Well, not exactly. As you have doubtless read by now, a bunch of harredi rabbis and some schmuck New Jersey politicians were nabbed in a massive money-laundering/organ selling scheme last week. (will I stop buying them? No). Explained below:
Boy, New Yorker web editor Blake Eskin must be chowing some serious humble pie right now. Every week, he interviews just one of the magazine’s mega-watt writers about a project of paramount importance. Then, last week, just three short days after he posted a lengthy interview with Larissa MacFarquhar discussing her article about MatchingDonors.com, a sort of kidney-donor dating site, the feds up and bust one of the biggest organ-buying schemes in history right in the New Yorker’s back yard.
I’m telling you, the whole masthead probably was probably kicking itself in the collective pants over the worst-timed article ever. In case you missed the piece, it’s a look at altruism through the lives of people who become living donors, giving their kidneys away to total strangers.
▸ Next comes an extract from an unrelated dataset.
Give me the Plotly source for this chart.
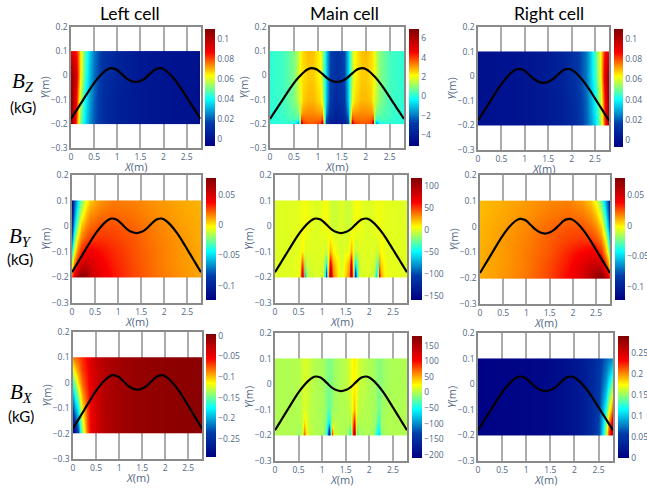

A week ago, we might have called them selfless. Today we’d call them shmucks.
Here’s poor Larissa MacFarquhar pouring weeks if not months of her life into a story she believes has the potential to help the 4,500 Americans who die ever year waiting for cadaver kidneys, and bam!, the worst PR disaster ever to hit living donation wipes her clean off the map. It’s rabbis! And Gucci purses! And Moldova! (That’s Europe’s poorest country, in case you weren’t paying attention).
And here you thought the only kidney for sale in Borough Park was in your Jerusalem Mix shawarma. Maybe if those couture industry-reps had done their homework last year, we’d know piracy actually funds international organ-rackets, not terrorism.
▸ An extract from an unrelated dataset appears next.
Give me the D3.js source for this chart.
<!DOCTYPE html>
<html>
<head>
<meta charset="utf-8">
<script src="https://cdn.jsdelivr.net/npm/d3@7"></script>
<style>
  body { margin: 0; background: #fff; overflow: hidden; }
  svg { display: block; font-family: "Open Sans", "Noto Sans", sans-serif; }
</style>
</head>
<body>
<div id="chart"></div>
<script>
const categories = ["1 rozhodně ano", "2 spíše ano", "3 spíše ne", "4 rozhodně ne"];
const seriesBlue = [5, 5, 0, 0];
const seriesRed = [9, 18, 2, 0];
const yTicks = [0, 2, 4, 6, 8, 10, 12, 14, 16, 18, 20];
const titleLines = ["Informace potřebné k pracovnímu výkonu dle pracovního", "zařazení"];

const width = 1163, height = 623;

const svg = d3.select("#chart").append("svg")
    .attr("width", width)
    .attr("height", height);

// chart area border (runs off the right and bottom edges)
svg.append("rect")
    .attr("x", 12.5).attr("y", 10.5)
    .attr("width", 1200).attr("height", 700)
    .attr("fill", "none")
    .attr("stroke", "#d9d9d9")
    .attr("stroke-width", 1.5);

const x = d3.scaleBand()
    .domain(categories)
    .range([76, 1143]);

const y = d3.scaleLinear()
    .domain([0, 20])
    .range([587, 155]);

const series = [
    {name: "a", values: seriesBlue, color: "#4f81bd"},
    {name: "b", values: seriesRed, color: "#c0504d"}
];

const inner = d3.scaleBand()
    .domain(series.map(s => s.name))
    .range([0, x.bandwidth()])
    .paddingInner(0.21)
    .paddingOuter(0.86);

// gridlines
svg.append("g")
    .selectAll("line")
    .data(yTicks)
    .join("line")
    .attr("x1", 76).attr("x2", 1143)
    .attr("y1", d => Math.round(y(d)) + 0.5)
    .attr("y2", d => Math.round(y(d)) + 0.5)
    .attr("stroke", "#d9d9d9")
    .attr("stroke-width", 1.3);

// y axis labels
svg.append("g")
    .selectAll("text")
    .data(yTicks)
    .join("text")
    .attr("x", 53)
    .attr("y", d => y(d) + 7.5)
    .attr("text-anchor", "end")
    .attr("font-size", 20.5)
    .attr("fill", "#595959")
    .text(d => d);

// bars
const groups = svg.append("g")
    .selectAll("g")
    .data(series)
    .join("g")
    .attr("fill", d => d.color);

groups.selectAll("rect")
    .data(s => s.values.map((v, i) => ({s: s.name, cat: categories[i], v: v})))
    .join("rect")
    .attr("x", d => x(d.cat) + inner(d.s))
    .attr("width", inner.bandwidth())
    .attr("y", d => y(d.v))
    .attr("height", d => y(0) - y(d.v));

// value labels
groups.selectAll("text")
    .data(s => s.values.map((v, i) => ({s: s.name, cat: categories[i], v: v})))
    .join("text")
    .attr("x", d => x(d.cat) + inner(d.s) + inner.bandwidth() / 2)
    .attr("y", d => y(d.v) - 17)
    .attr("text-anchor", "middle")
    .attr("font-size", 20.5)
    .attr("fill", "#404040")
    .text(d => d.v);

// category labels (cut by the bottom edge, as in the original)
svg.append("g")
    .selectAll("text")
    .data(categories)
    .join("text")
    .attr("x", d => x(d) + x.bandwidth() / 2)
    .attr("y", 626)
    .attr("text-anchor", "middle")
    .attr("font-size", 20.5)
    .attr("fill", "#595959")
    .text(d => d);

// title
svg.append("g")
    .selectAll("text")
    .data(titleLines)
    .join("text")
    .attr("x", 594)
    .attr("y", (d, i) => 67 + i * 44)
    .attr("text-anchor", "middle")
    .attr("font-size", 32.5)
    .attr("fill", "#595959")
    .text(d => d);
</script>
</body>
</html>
As Kevin Drum points out, there are some strong arguements on both ends of the kidney-for-compensation debte. In so much as you buy the arguement, “matchmaker” Rabbi Levy Izhack Rosenbaum and the 43 other people indicted on charges of brokering other people’s insides were just ahead of the curve. You know, legally.
As someone with chronically suboptimal kidney function and an incurable love of knockoff designer bags, I was disappointed. There’s an international kidney-selling racket running out of my old stomping grounds and all I got was this Chinatown purse…but the bigger disappointment is obviously for donor-matching advocates like my friend Jessica (who studied with Dr. Nancy Schlepper-Hughes, the UC Berkeley anthropologist who tipped the feds to Rosenbaum six years ago) and the thousands of people waiting for a life-saving donation that may never come. What’s clear, even for poor Larissa MacFarquhar, is that matchmaking is still trickier than it seems.